Il ds Milanese e la finalissima “Io, cavallo pazzo del Varese”

Una partita in un fotogramma: la corsa folle di Mauro Milanese, ad esultare per il gol di Terlizzi, iniziata nel tunnel degli spogliatoi e finita in mezzo al campo. Nonostante l’espulsione, nonostante l’ordine tassativo del quarto uomo di andare in tribuna, nonostante tutto quanto.

Milanese, ci racconti quella scena.
Sono stato espulso, più o meno in occasione del rigore chiesto dal Verona. Io me la sono presa comoda, sono uscito lentamente, come se fossi stato in campo e avessi voluto perdere tempo.

Poi?
Mi sono messo all’imbocco del tunnel che conduce agli spogliatoi, ma mi hanno intimato di andare via almeno tre o quattro volte: lì non ci potevo stare, e il procuratore federale mi ha ordinato di andare in tribuna.

E lei ci è andato?
Ho detto agli steward che avrebbero dovuto accompagnarmi di andarci loro, in tribuna: con la cravatta biancorossa e la giacca con lo stemma del Varese, con lo stadio che mi insultava dall’inizio della partita. Andateci voi, gli ho detto.

E loro?
Sono stati dei grandi. Mi hanno detto di restare pure lì ma di non fare casino, di stare nascosto dietro a loro perché altrimenti li avrei messi in difficoltà: ho promesso che sarei stato bravo.

E invece?
E invece, ho tradito la promessa fatta. Al gol di Terlizzi non ho capito più nulla, il vecchio Mauro “Cavallo Pazzo” Milanese dei tempi in cui giocavo è tornato fuori, e sono schizzato in campo per festeggiare. Ancora, come se fossi stato un giocatore. Come se avessi segnato io.

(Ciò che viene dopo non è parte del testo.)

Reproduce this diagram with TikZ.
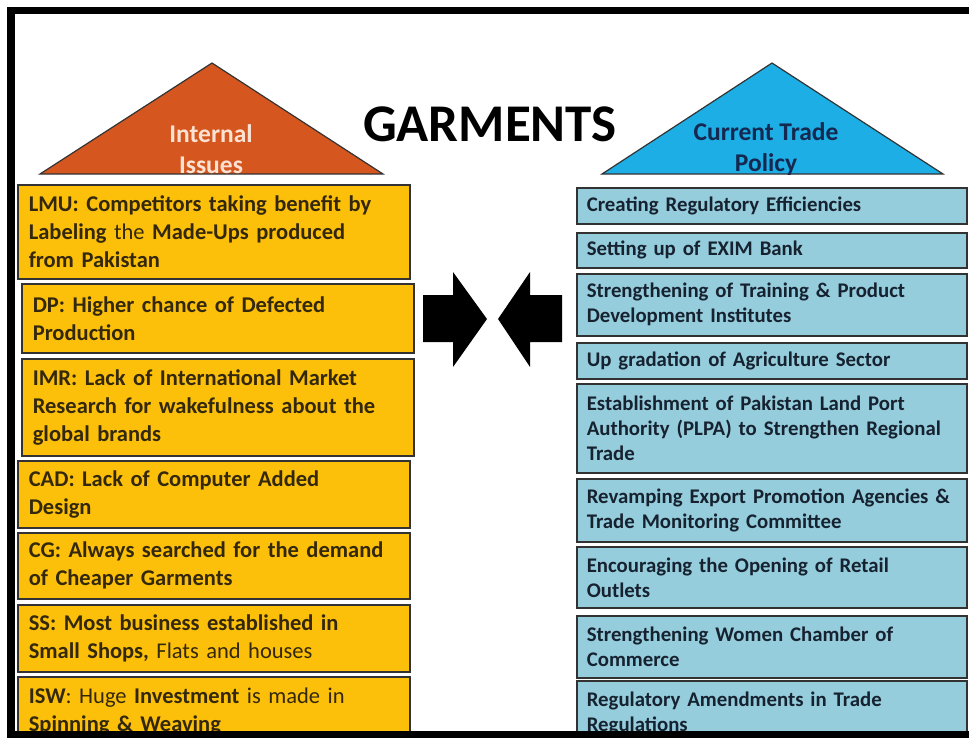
\documentclass[tikz,border=0pt]{standalone}
\usepackage{fontspec}
\setmainfont{Carlito}
\definecolor{issuefill}{RGB}{252,192,10}
\definecolor{policyfill}{RGB}{150,205,220}
\definecolor{issuetri}{RGB}{213,87,31}
\definecolor{policytri}{RGB}{28,174,228}
\definecolor{issuetext}{RGB}{52,40,12}
\definecolor{policytext}{RGB}{22,34,48}
\definecolor{boxline}{RGB}{50,50,50}
\definecolor{peach}{RGB}{252,226,210}
\definecolor{navy}{RGB}{20,40,80}
\tikzset{
  issue/.style={draw=boxline, line width=1.6pt, fill=issuefill, anchor=north west, text width=370pt, inner xsep=11pt, inner ysep=5pt, align=left, text=issuetext, font=\fontsize{22.5}{28}\selectfont\bfseries},
  policy/.style={draw=boxline, line width=1.6pt, fill=policyfill, anchor=north west, text width=370pt, inner xsep=10pt, inner ysep=4pt, align=left, text=policytext, font=\fontsize{20.8}{25}\selectfont\bfseries},
  trilabel/.style={align=center, font=\fontsize{25.5}{31}\selectfont\bfseries}
}
\begin{document}
\begin{tikzpicture}[x=1pt, y=-1pt]
			\useasboundingbox (0,0) rectangle (969,737);
			\clip (0,0) rectangle (969,737);
			\filldraw[fill=issuetri, draw=black!80, line width=1.2pt] (40,174) -- (212,63) -- (383,174) -- cycle;
			\filldraw[fill=policytri, draw=black!80, line width=1.2pt] (602,174) -- (772,63) -- (943,174) -- cycle;
			\node[trilabel, text=peach] (internal) at (211,149) {Internal\\Issues};
			\node[trilabel, text=navy] (current) at (766,149) {Current Trade\\Policy};
			\node[font=\fontsize{53}{60}\selectfont\bfseries] (title) at (490,124) {GARMENTS};
			
			\node[issue, minimum height=94pt] (lmu) at (17,184) {LMU: Competitors taking benefit by\\Labeling {\mdseries the} Made-Ups produced\\from Pakistan};
			\node[issue, minimum height=69pt] (dp) at (21,283) {DP: Higher chance of Defected\\Production};
			\node[issue, minimum height=97pt] (imr) at (21,358) {IMR: Lack of International Market\\Research for wakefulness about the\\global brands};
			\node[issue, minimum height=67pt] (cad) at (17,460) {CAD: Lack of Computer Added\\Design};
			\node[issue, minimum height=66pt] (cg) at (17,532) {CG: Always searched for the demand\\of Cheaper Garments};
			\node[issue, minimum height=67pt] (ss) at (17,604) {SS: Most business established in\\Small Shops, {\mdseries Flats and houses}};
			\node[issue, minimum height=70pt] (isw) at (17,676) {ISW{\mdseries: Huge} Investment {\mdseries is made in}\\Spinning \& Weaving};
			
			\node[policy, minimum height=36pt] (regeff) at (576,187) {Creating Regulatory Efficiencies};
			\node[policy, minimum height=35pt] (exim) at (576,232) {Setting up of EXIM Bank};
			\node[policy, minimum height=62pt] (training) at (576,273) {Strengthening of Training \& Product\\Development Institutes};
			\node[policy, minimum height=36pt] (agri) at (576,342) {Up gradation of Agriculture Sector};
			\node[policy, minimum height=89pt] (plpa) at (576,383) {Establishment of Pakistan Land Port\\Authority (PLPA) to Strengthen Regional\\Trade};
			\node[policy, minimum height=63pt] (export) at (576,478) {Revamping Export Promotion Agencies \&\\Trade Monitoring Committee};
			\node[policy, minimum height=61pt] (retail) at (576,546) {Encouraging the Opening of Retail\\Outlets};
			\node[policy, minimum height=62pt] (women) at (576,615) {Strengthening Women Chamber of\\Commerce};
			\node[policy, minimum height=65pt] (amend) at (576,680) {Regulatory Amendments in Trade\\Regulations};
			
			\fill[black] (423,295) -- (453,295) -- (453,272) -- (487,319) -- (453,367) -- (453,342) -- (423,342) -- cycle;
			\fill[black] (562,295) -- (530,295) -- (530,272) -- (498,319) -- (530,367) -- (530,342) -- (562,342) -- cycle;
			
			\draw[line width=7.5pt] (969,10.5) -- (11,10.5) -- (11,735) -- (969,735);
\end{tikzpicture}
\end{document}
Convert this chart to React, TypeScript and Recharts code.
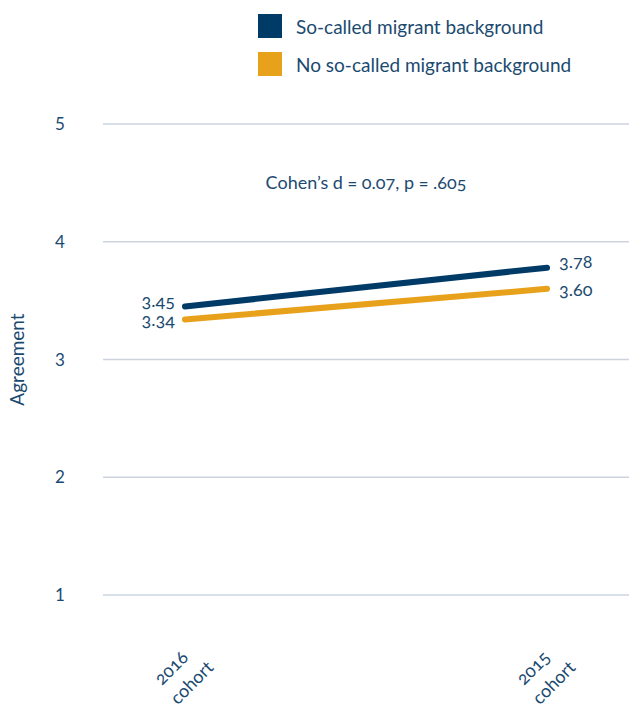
import { CartesianGrid, LabelList, Line, LineChart, ReferenceLine, XAxis, YAxis } from "recharts";

// values
const cohorts = ["2016 cohort", "2015 cohort"];
const migrant = [3.45, 3.78];
const noMigrant = [3.34, 3.6];
const yTicks = [1, 2, 3, 4, 5];
const seriesNames = ["So-called migrant background", "No so-called migrant background"];
const note = "Cohen\u2019s d = 0.07, p = .605";
const noteLevel = 4.5;

const NAVY = "#003b68";
const ORANGE = "#e8a11b";
const TEXT = "#1b4a70";
const FONT = "Lato, 'Open Sans', sans-serif";

const data = cohorts.map((c, i) => ({ cohort: c, migrant: migrant[i], noMigrant: noMigrant[i] }));

function XTick(props: any) {
    const { x, y, payload } = props;
    const [first, second] = String(payload.value).split(" ");
    return (
        <g transform={`translate(${x - 3}, ${y + 70}) rotate(-45)`}>
            <text textAnchor="middle" fill={TEXT} fontSize={18} fontFamily={FONT} style={{ fontVariantNumeric: "oldstyle-nums" }}>
                <tspan x={-4} dy={-5}>{first}</tspan>
                <tspan x={0} dy={25}>{second}</tspan>
            </text>
        </g>
    );
}

function YTick(props: any) {
    const { y, payload } = props;
    return (
        <text x={60} y={y} dy={6} textAnchor="middle" fill={TEXT} fontSize={17} fontFamily={FONT}>
            {payload.value}
        </text>
    );
}

function valueLabel(shift: number) {
    return (props: any) => {
        const { x, y, value, index } = props;
        const first = index === 0;
        return (
            <text
                x={first ? x - 10 : x + 12}
                y={y + shift}
                dy={5}
                textAnchor={first ? "end" : "start"}
                fill={TEXT}
                fontSize={18}
                fontFamily={FONT}
                style={{ fontVariantNumeric: "oldstyle-nums" }}
            >
                {Number(value).toFixed(2)}
            </text>
        );
    };
}

function AxisTitle(props: any) {
    const { viewBox } = props;
    const cy = viewBox.y + viewBox.height / 2;
    return (
        <text x={24} y={cy} transform={`rotate(-90, 24, ${cy})`} textAnchor="middle" fill={TEXT} fontSize={19} fontFamily={FONT}>
            Agreement
        </text>
    );
}

export default function App() {
    const colors = [NAVY, ORANGE];
    return (
        <div style={{ position: "absolute", left: 0, top: 0, width: 629, height: 709, background: "#fff" }}>
            <div style={{ position: "absolute", left: 258, top: 14, fontFamily: FONT, fontSize: 19, color: TEXT }}>
                {seriesNames.map((name, i) => (
                    <div key={name} style={{ display: "flex", alignItems: "center", height: 24, marginBottom: 14 }}>
                        <span style={{ width: 24, height: 24, background: colors[i], display: "inline-block", marginRight: 14 }} />
                        <span>{name}</span>
                    </div>
                ))}
            </div>
            <LineChart width={629} height={709} data={data} margin={{ top: 124, right: 0, bottom: 84, left: 0 }}>
                <CartesianGrid vertical={false} stroke="#cdd4de" strokeWidth={1.5} />
                <XAxis
                    dataKey="cohort"
                    axisLine={false}
                    tickLine={false}
                    height={30}
                    padding={{ left: 82, right: 82 }}
                    tick={<XTick />}
                    interval={0}
                />
                <YAxis
                    domain={[1, 5]}
                    ticks={yTicks}
                    width={103}
                    axisLine={false}
                    tickLine={false}
                    tick={<YTick />}
                    label={{ content: <AxisTitle /> }}
                />
                <ReferenceLine
                    y={noteLevel}
                    stroke="none"
                    label={{ value: note, position: "center", fill: TEXT, fontSize: 18, fontFamily: FONT, style: { fontVariantNumeric: "oldstyle-nums" } }}
                />
                <Line
                    dataKey="migrant"
                    stroke={NAVY}
                    strokeWidth={6}
                    strokeLinecap="round"
                    dot={false}
                    activeDot={false}
                    isAnimationActive={false}
                >
                    <LabelList dataKey="migrant" content={valueLabel(-5)} />
                </Line>
                <Line
                    dataKey="noMigrant"
                    stroke={ORANGE}
                    strokeWidth={6}
                    strokeLinecap="round"
                    dot={false}
                    activeDot={false}
                    isAnimationActive={false}
                >
                    <LabelList dataKey="noMigrant" content={valueLabel(2)} />
                </Line>
            </LineChart>
        </div>
    );
}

E dopo il gol, dove si è messo?
Dopo che ho tradito la fiducia dei miei amici steward, sono dovuto entrare negli spogliatoi: ho visto gli ultimi minuti in tv, e verso la fine sono tornato fuori. Ma non ero più solo, perché nel frattempo dalla tribuna erano scesi tutti i giocatori che non erano stati convocati. Pronti a entrare in campo per festeggiare.

Fischio finale.
Ho perso la testa: Cavallo Pazzo, seconda parte. Per la prima volta da quando sono qui al Varese, sono andato a festeggiare sotto la curva.